PROMETEO: ARCHITETTURA
Progetto Simona Bertozzi, Marcello Briguglio
Coreografia Simona Bertozzi
Musica Susumo Yokota e altri
Luci Antonio Rinaldi
Organizzazione Beatrice Capitani
Promozione Elena de Pascale
Ufficio Stampa Michele Pascarella
Produzione Compagnia Simona Bertozzi /Nexus 2016
Con il contributo di MIBACT e Regione Emilia Romagna
Con il sostegno di Associazione Danza Urbana, Associazione Cantieri Danza, Ater-Circuito Multidisciplinare dell’Emilia Romagna, H(ABITA)T – Rete di Spazi per la Danza/Mousiké
Si ringraziano La Soffitta delle Arti, Atelier, Centro Professionale Danza di Ravenna e Centro Mousikè Bologna e da cui provengono le interpreti coinvolte nel lavoro.
Residenze creative La Torre Ravenna, Almagià Ravenna
Durata 30 min
“Insomma a farla breve, sappi questo: ogni arte umana viene da Prometeo.”
Eschilo, Prometeo Incatenato
Il mio avvicinamento al mito di Prometeo, alla possibilità di tradurre la technè in esercizio potente e rigoroso dell’agire e farne luogo di condivisione, di socialità, di criticità, ha trovato spazio in una riflessione sulla danza, sulla sua natura di pratica corporea tesa alla vitalità umana e alla produzione di un alfabeto complesso di possibilità di scambio e coabitazione.

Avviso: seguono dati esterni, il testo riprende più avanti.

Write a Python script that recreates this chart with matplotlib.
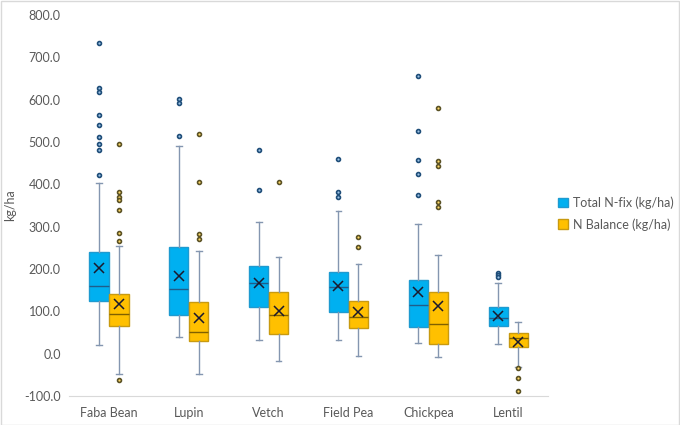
import matplotlib
matplotlib.use("Agg")
import matplotlib.pyplot as plt
from matplotlib.patches import Patch
import numpy as np

plt.rcParams["font.family"] = ["Lato", "DejaVu Sans"]

categories = ["Faba Bean", "Lupin", "Vetch", "Field Pea", "Chickpea", "Lentil"]
series_names = ["Total N-fix (kg/ha)", "N Balance (kg/ha)"]

# Total N-fix stats
nfix_whislo = [20, 39, 32, 32, 26, 23]
nfix_q1 = [124, 91, 110, 98, 62, 65]
nfix_med = [159, 153, 166, 158, 115, 85]
nfix_q3 = [240, 253, 207, 194, 175, 111]
nfix_whishi = [403, 490, 312, 336, 306, 168]
nfix_mean = [202, 184, 166, 161, 146, 90]
nfix_fliers = [
    [733, 628, 617, 563, 540, 511, 495, 481, 421],
    [602, 591, 513],
    [480, 386],
    [459, 382, 370],
    [655, 525, 457, 424, 374],
    [191, 185, 180],
]

# N Balance stats
nbal_whislo = [-47, -49, -16, -5, -7, -31]
nbal_q1 = [65, 29, 47, 61, 24, 17]
nbal_med = [93, 52, 92, 86, 70, 36]
nbal_q3 = [141, 121, 145, 125, 145, 50]
nbal_whishi = [255, 242, 229, 211, 234, 74]
nbal_mean = [117, 84, 101, 99, 113, 28]
nbal_fliers = [
    [495, 383, 370, 362, 340, 286, 265, -61],
    [518, 405, 282, 270],
    [405],
    [275, 251],
    [580, 454, 443, 358, 347],
    [-33, -57, -87],
]

yticks = [-100, 0, 100, 200, 300, 400, 500, 600, 700, 800]


def make_stats(whislo, q1, med, q3, whishi, mean, fliers):
    return [dict(whislo=a, q1=b, med=c, q3=d, whishi=e, mean=f, fliers=g)
            for a, b, c, d, e, f, g in zip(whislo, q1, med, q3, whishi, mean, fliers)]


fig = plt.figure(figsize=(6.8, 4.25), dpi=100)
ax = fig.add_axes([0.1015, 0.068, 0.7045, 0.897])

x = np.arange(len(categories))
off = 0.125
w = 0.24
tick_color = "#595959"
whisk_color = "#8496B0"

styles = [
    dict(face="#00B0F0", edge="#1E9AD0", med="#1F5D8A", flier_edge="#1F4E79", flier_face="#9DC3E6"),
    dict(face="#FFC000", edge="#C89A10", med="#7F6000", flier_edge="#5B5226", flier_face="#FFD966"),
]

stats_all = [
    make_stats(nfix_whislo, nfix_q1, nfix_med, nfix_q3, nfix_whishi, nfix_mean, nfix_fliers),
    make_stats(nbal_whislo, nbal_q1, nbal_med, nbal_q3, nbal_whishi, nbal_mean, nbal_fliers),
]

for i, (stats, st) in enumerate(zip(stats_all, styles)):
    pos = x + (-off if i == 0 else off)
    ax.bxp(stats, positions=pos, widths=w, patch_artist=True, showmeans=True,
           boxprops=dict(facecolor=st["face"], edgecolor=st["edge"], linewidth=1.0),
           medianprops=dict(color=st["med"], linewidth=1.0),
           whiskerprops=dict(color=whisk_color, linewidth=1.0),
           capprops=dict(color=whisk_color, linewidth=1.0),
           capwidths=w * 0.3,
           meanprops=dict(marker="x", markeredgecolor="#1A1A2E", markersize=7,
                          markeredgewidth=1.1, linestyle="none"),
           flierprops=dict(marker="o", markersize=2.8, markeredgewidth=1.2,
                           markeredgecolor=st["flier_edge"], markerfacecolor=st["flier_face"],
                           linestyle="none"))

ax.set_xlim(-0.5, len(categories) - 0.5)
ax.set_ylim(-100, 800)
ax.set_yticks(yticks)
ax.set_yticklabels([f"{v:.1f}" for v in yticks])
ax.set_xticks(x)
ax.set_xticklabels(categories)
ax.tick_params(axis="both", length=0, colors=tick_color, labelsize=9)
ax.tick_params(axis="y", pad=6)
ax.tick_params(axis="x", pad=8)
for s in ["top", "right", "left"]:
    ax.spines[s].set_visible(False)
ax.spines["bottom"].set_color("#D9D9D9")
ax.set_ylabel("kg/ha", color=tick_color, fontsize=9, labelpad=6)

handles = [Patch(facecolor=styles[0]["face"], edgecolor=styles[0]["edge"], label=series_names[0]),
           Patch(facecolor=styles[1]["face"], edgecolor=styles[1]["edge"], label=series_names[1])]
leg = fig.legend(handles=handles, loc="center left", bbox_to_anchor=(0.82, 0.498),
                 frameon=False, fontsize=9, handlelength=0.8, handleheight=0.8,
                 handletextpad=0.4, labelspacing=0.75, borderpad=0, borderaxespad=0)
for t in leg.get_texts():
    t.set_color(tick_color)

fig.patches.append(plt.Rectangle((0.001, 0.001), 0.998, 0.997, transform=fig.transFigure,
                                 fill=False, edgecolor="#D9D9D9", linewidth=1.0))

fig.savefig("out.png", dpi=100)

In Prometeo: Architettura, quinto dei sei quadri dedicati al Prometeo, la prospettiva del tracciato coreografico sarà agita da un gruppo di giovanissime danzatrici e danzatori tra i 10 e i 16 anni alle prese con la condivisione di un habitat, di uno spazio severamente occupato dalla loro necessità di dare vita a immagini, visioni e proiezioni, strutture d’azione. Micro narrazioni ambientali in cui la testimonianza depositata dai corpi rivela una specie in crescita e in dialogo con le regole e i dettagli “climatici” in cui agisce: docile e ostinata.
Se da un lato si assiste all’architettura di fraseggi definiti, reiterati e rimodulati, sopraggiungono dall’altra la mobilità e le gradazioni di calore prodotte dal dialogo fra anatomie e presenze sempre diverse, poiché riunite direttamente sul territorio in cui il lavoro viene presentato.
Un quadro coreografico che rinegozia ogni volta le prospettive di innesto, esplorazione, sospensione e che accorda il suo titolo alle città in cui prende forma.
S.B.
“Che la coreografa sia una delle espressioni più rimarchevoli del panorama italiano lo si sapeva e che da tempo si misuri con una tipica “pedagogia” della danza pure, ma sorprende questo lavoro, questo quinto pezzo di un progetto ancora tutto da costruire, per l’impressionante qualità della fattura e per la precisione delle giovani interpreti.”